--- begin ---

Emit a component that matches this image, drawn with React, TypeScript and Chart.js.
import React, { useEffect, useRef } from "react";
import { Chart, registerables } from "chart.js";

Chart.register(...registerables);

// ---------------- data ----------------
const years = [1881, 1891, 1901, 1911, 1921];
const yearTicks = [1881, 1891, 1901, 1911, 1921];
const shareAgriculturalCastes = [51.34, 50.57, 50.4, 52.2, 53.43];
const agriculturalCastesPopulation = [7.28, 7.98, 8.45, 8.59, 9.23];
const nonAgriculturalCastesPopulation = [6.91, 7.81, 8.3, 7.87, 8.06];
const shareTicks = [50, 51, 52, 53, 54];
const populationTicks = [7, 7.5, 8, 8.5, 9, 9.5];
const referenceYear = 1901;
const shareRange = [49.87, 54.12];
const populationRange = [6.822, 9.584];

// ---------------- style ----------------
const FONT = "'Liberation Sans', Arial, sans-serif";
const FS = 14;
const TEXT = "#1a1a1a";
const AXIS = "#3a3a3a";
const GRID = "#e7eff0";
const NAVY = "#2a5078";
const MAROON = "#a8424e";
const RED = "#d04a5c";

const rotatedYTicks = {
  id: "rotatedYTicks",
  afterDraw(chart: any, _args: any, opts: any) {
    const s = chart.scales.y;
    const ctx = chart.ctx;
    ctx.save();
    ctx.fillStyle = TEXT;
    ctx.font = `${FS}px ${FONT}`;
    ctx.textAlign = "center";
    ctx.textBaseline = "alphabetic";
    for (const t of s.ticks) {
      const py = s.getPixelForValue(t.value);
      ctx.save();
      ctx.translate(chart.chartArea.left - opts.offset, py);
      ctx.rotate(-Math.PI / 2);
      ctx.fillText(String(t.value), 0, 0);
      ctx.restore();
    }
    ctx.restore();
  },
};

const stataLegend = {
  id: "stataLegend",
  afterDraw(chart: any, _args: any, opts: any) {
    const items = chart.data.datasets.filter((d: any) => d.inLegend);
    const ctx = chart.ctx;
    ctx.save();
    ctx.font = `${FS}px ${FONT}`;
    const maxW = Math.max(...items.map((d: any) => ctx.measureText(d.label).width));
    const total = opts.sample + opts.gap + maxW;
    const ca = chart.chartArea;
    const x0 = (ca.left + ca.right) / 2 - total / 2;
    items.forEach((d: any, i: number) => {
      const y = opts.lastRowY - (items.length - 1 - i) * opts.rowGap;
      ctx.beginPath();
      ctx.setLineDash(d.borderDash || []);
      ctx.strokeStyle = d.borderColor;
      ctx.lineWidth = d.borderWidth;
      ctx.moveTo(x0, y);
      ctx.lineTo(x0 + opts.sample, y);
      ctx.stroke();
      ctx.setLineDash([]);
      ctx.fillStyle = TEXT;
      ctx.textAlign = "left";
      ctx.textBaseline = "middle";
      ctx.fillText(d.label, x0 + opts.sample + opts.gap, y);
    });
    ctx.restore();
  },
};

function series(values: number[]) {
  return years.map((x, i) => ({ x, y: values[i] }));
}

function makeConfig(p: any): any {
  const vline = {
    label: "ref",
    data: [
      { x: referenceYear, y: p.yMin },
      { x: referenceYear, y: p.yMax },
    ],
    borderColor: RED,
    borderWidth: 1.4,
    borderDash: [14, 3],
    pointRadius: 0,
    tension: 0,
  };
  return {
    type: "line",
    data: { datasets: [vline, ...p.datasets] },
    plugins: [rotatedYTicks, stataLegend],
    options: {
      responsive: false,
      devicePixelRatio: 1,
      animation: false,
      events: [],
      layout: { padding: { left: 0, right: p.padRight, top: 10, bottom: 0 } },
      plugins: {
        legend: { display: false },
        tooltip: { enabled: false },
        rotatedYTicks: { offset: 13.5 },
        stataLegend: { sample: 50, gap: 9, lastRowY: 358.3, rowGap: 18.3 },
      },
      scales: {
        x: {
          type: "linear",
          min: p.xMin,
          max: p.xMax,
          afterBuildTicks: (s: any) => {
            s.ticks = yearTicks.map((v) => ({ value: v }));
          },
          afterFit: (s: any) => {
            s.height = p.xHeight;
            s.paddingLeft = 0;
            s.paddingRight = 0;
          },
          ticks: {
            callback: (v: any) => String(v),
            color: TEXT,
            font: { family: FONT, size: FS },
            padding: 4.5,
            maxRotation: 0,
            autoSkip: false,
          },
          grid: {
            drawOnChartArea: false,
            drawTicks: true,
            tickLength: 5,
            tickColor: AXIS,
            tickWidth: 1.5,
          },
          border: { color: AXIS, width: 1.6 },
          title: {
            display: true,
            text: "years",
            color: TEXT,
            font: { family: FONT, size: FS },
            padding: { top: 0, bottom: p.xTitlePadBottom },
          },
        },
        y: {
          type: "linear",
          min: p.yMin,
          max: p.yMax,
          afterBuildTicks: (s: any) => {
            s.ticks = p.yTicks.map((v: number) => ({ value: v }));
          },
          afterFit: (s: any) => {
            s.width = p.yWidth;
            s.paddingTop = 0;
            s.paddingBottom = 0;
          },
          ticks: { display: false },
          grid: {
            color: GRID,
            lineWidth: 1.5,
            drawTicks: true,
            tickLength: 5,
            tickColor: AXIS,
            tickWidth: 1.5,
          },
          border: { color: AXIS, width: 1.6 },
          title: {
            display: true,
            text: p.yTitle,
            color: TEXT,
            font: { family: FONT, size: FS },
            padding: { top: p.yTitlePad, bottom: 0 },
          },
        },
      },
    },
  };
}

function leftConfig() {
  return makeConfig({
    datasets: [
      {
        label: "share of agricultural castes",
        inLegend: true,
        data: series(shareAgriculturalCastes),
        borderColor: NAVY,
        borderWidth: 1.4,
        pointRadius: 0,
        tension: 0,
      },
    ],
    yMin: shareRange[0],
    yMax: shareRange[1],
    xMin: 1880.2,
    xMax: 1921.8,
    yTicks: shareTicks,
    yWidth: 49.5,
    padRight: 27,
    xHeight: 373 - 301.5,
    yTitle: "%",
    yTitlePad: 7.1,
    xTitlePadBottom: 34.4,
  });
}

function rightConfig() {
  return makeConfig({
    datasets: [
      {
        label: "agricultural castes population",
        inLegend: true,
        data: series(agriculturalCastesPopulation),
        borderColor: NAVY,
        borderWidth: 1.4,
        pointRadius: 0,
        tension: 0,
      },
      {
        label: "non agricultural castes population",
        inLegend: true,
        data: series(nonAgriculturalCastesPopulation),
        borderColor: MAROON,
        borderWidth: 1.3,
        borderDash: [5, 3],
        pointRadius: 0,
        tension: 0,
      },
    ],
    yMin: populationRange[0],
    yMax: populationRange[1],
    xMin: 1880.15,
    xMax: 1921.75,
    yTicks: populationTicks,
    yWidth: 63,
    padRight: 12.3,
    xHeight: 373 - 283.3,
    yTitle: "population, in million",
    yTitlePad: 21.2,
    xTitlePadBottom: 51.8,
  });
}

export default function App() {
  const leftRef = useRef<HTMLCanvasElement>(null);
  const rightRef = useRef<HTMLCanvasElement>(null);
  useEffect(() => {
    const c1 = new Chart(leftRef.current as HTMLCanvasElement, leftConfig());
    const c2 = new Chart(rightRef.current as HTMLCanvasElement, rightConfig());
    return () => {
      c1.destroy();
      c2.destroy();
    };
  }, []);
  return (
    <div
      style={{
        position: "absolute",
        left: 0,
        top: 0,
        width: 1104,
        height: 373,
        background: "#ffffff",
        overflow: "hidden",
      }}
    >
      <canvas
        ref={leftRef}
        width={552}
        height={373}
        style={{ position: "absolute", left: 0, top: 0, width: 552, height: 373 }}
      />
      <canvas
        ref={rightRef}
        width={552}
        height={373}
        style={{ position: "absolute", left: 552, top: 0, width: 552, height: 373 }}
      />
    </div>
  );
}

--- end ---

## Direction
Please output the complete data exactly.

## Exercise answer
Emit a component that matches this image, drawn with React, TypeScript and Chart.js.
import React, { useEffect, useRef } from "react";
import { Chart, registerables } from "chart.js";

Chart.register(...registerables);

// ---------------- data ----------------
const years = [1881, 1891, 1901, 1911, 1921];
const yearTicks = [1881, 1891, 1901, 1911, 1921];
const shareAgriculturalCastes = [51.34, 50.57, 50.4, 52.2, 53.43];
const agriculturalCastesPopulation = [7.28, 7.98, 8.45, 8.59, 9.23];
const nonAgriculturalCastesPopulation = [6.91, 7.81, 8.3, 7.87, 8.06];
const shareTicks = [50, 51, 52, 53, 54];
const populationTicks = [7, 7.5, 8, 8.5, 9, 9.5];
const referenceYear = 1901;
const shareRange = [49.87, 54.12];
const populationRange = [6.822, 9.584];

// ---------------- style ----------------
const FONT = "'Liberation Sans', Arial, sans-serif";
const FS = 14;
const TEXT = "#1a1a1a";
const AXIS = "#3a3a3a";
const GRID = "#e7eff0";
const NAVY = "#2a5078";
const MAROON = "#a8424e";
const RED = "#d04a5c";

const rotatedYTicks = {
  id: "rotatedYTicks",
  afterDraw(chart: any, _args: any, opts: any) {
    const s = chart.scales.y;
    const ctx = chart.ctx;
    ctx.save();
    ctx.fillStyle = TEXT;
    ctx.font = `${FS}px ${FONT}`;
    ctx.textAlign = "center";
    ctx.textBaseline = "alphabetic";
    for (const t of s.ticks) {
      const py = s.getPixelForValue(t.value);
      ctx.save();
      ctx.translate(chart.chartArea.left - opts.offset, py);
      ctx.rotate(-Math.PI / 2);
      ctx.fillText(String(t.value), 0, 0);
      ctx.restore();
    }
    ctx.restore();
  },
};

const stataLegend = {
  id: "stataLegend",
  afterDraw(chart: any, _args: any, opts: any) {
    const items = chart.data.datasets.filter((d: any) => d.inLegend);
    const ctx = chart.ctx;
    ctx.save();
    ctx.font = `${FS}px ${FONT}`;
    const maxW = Math.max(...items.map((d: any) => ctx.measureText(d.label).width));
    const total = opts.sample + opts.gap + maxW;
    const ca = chart.chartArea;
    const x0 = (ca.left + ca.right) / 2 - total / 2;
    items.forEach((d: any, i: number) => {
      const y = opts.lastRowY - (items.length - 1 - i) * opts.rowGap;
      ctx.beginPath();
      ctx.setLineDash(d.borderDash || []);
      ctx.strokeStyle = d.borderColor;
      ctx.lineWidth = d.borderWidth;
      ctx.moveTo(x0, y);
      ctx.lineTo(x0 + opts.sample, y);
      ctx.stroke();
      ctx.setLineDash([]);
      ctx.fillStyle = TEXT;
      ctx.textAlign = "left";
      ctx.textBaseline = "middle";
      ctx.fillText(d.label, x0 + opts.sample + opts.gap, y);
    });
    ctx.restore();
  },
};

function series(values: number[]) {
  return years.map((x, i) => ({ x, y: values[i] }));
}

function makeConfig(p: any): any {
  const vline = {
    label: "ref",
    data: [
      { x: referenceYear, y: p.yMin },
      { x: referenceYear, y: p.yMax },
    ],
    borderColor: RED,
    borderWidth: 1.4,
    borderDash: [14, 3],
    pointRadius: 0,
    tension: 0,
  };
  return {
    type: "line",
    data: { datasets: [vline, ...p.datasets] },
    plugins: [rotatedYTicks, stataLegend],
    options: {
      responsive: false,
      devicePixelRatio: 1,
      animation: false,
      events: [],
      layout: { padding: { left: 0, right: p.padRight, top: 10, bottom: 0 } },
      plugins: {
        legend: { display: false },
        tooltip: { enabled: false },
        rotatedYTicks: { offset: 13.5 },
        stataLegend: { sample: 50, gap: 9, lastRowY: 358.3, rowGap: 18.3 },
      },
      scales: {
        x: {
          type: "linear",
          min: p.xMin,
          max: p.xMax,
          afterBuildTicks: (s: any) => {
            s.ticks = yearTicks.map((v) => ({ value: v }));
          },
          afterFit: (s: any) => {
            s.height = p.xHeight;
            s.paddingLeft = 0;
            s.paddingRight = 0;
          },
          ticks: {
            callback: (v: any) => String(v),
            color: TEXT,
            font: { family: FONT, size: FS },
            padding: 4.5,
            maxRotation: 0,
            autoSkip: false,
          },
          grid: {
            drawOnChartArea: false,
            drawTicks: true,
            tickLength: 5,
            tickColor: AXIS,
            tickWidth: 1.5,
          },
          border: { color: AXIS, width: 1.6 },
          title: {
            display: true,
            text: "years",
            color: TEXT,
            font: { family: FONT, size: FS },
            padding: { top: 0, bottom: p.xTitlePadBottom },
          },
        },
        y: {
          type: "linear",
          min: p.yMin,
          max: p.yMax,
          afterBuildTicks: (s: any) => {
            s.ticks = p.yTicks.map((v: number) => ({ value: v }));
          },
          afterFit: (s: any) => {
            s.width = p.yWidth;
            s.paddingTop = 0;
            s.paddingBottom = 0;
          },
          ticks: { display: false },
          grid: {
            color: GRID,
            lineWidth: 1.5,
            drawTicks: true,
            tickLength: 5,
            tickColor: AXIS,
            tickWidth: 1.5,
          },
          border: { color: AXIS, width: 1.6 },
          title: {
            display: true,
            text: p.yTitle,
            color: TEXT,
            font: { family: FONT, size: FS },
            padding: { top: p.yTitlePad, bottom: 0 },
          },
        },
      },
    },
  };
}

function leftConfig() {
  return makeConfig({
    datasets: [
      {
        label: "share of agricultural castes",
        inLegend: true,
        data: series(shareAgriculturalCastes),
        borderColor: NAVY,
        borderWidth: 1.4,
        pointRadius: 0,
        tension: 0,
      },
    ],
    yMin: shareRange[0],
    yMax: shareRange[1],
    xMin: 1880.2,
    xMax: 1921.8,
    yTicks: shareTicks,
    yWidth: 49.5,
    padRight: 27,
    xHeight: 373 - 301.5,
    yTitle: "%",
    yTitlePad: 7.1,
    xTitlePadBottom: 34.4,
  });
}

function rightConfig() {
  return makeConfig({
    datasets: [
      {
        label: "agricultural castes population",
        inLegend: true,
        data: series(agriculturalCastesPopulation),
        borderColor: NAVY,
        borderWidth: 1.4,
        pointRadius: 0,
        tension: 0,
      },
      {
        label: "non agricultural castes population",
        inLegend: true,
        data: series(nonAgriculturalCastesPopulation),
        borderColor: MAROON,
        borderWidth: 1.3,
        borderDash: [5, 3],
        pointRadius: 0,
        tension: 0,
      },
    ],
    yMin: populationRange[0],
    yMax: populationRange[1],
    xMin: 1880.15,
    xMax: 1921.75,
    yTicks: populationTicks,
    yWidth: 63,
    padRight: 12.3,
    xHeight: 373 - 283.3,
    yTitle: "population, in million",
    yTitlePad: 21.2,
    xTitlePadBottom: 51.8,
  });
}

export default function App() {
  const leftRef = useRef<HTMLCanvasElement>(null);
  const rightRef = useRef<HTMLCanvasElement>(null);
  useEffect(() => {
    const c1 = new Chart(leftRef.current as HTMLCanvasElement, leftConfig());
    const c2 = new Chart(rightRef.current as HTMLCanvasElement, rightConfig());
    return () => {
      c1.destroy();
      c2.destroy();
    };
  }, []);
  return (
    <div
      style={{
        position: "absolute",
        left: 0,
        top: 0,
        width: 1104,
        height: 373,
        background: "#ffffff",
        overflow: "hidden",
      }}
    >
      <canvas
        ref={leftRef}
        width={552}
        height={373}
        style={{ position: "absolute", left: 0, top: 0, width: 552, height: 373 }}
      />
      <canvas
        ref={rightRef}
        width={552}
        height={373}
        style={{ position: "absolute", left: 552, top: 0, width: 552, height: 373 }}
      />
    </div>
  );
}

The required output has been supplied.